As news of his death spread, more than a few who knew him recalled the January 2013 suicide of Jody Sherman, 47, who moved his company, ecomom.com, to Las Vegas in late 2011 as one of the first tech investments of VegasTechFund, a branch of Downtown Project. People also asked what everyone asks after a suicide: Why?

Downtown is truly one of the few places where you continually say “Hi!” to people you genuinely know as you walk down the street. For those who live and work in the neighborhood, there’s a level of ease and comfort you won’t find almost anywhere else in Las Vegas. I hate to use the word, but what has transpired down here is “community.”

Someone put the hard question to me after Banerjee’s death: If Downtown is such a great community, why didn’t he feel comfortable enough to reveal his inner anguish to someone? A Downtown lawyer asked: “Is it that everyone’s so actively talking about how good it is, and how everyone is delivering happiness, that those who feel unhappy can’t tell anyone about it?”

It stops you cold to think of the unhappiness that leads someone to commit suicide. Decades ago, I had a brother who struggled with psychological demons and took the same route as Banerjee and Sherman. For all those decades, I, my siblings and my parents struggled and wondered how we might have stopped it, each thought wracked with anguish and guilt. It was many years before my mom could enter her church without weeping.

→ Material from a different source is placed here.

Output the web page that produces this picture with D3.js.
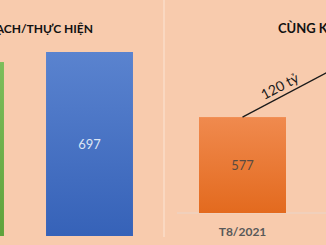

Banerjee’s family will go through their own grieving. So will his acquaintances and friends Downtown. In the end, there’s one thing they can all know: They didn’t cause it. They couldn’t have stopped it.

There is community Downtown. There are many, many people who care deeply and would drop everything they were doing to help even a stranger. I know them. I see them every day.

A wizened business operator connected to Downtown Project said Sunday that “no one really knows” what’s going on in the minds of other people. She also said there’s a point in life when you learn that no matter how bad things get, they always tend to get better.

That’s not something you can tell people, unfortunately. It’s something you learn only by dealing with the struggle, asking for help when you need it, and moving on.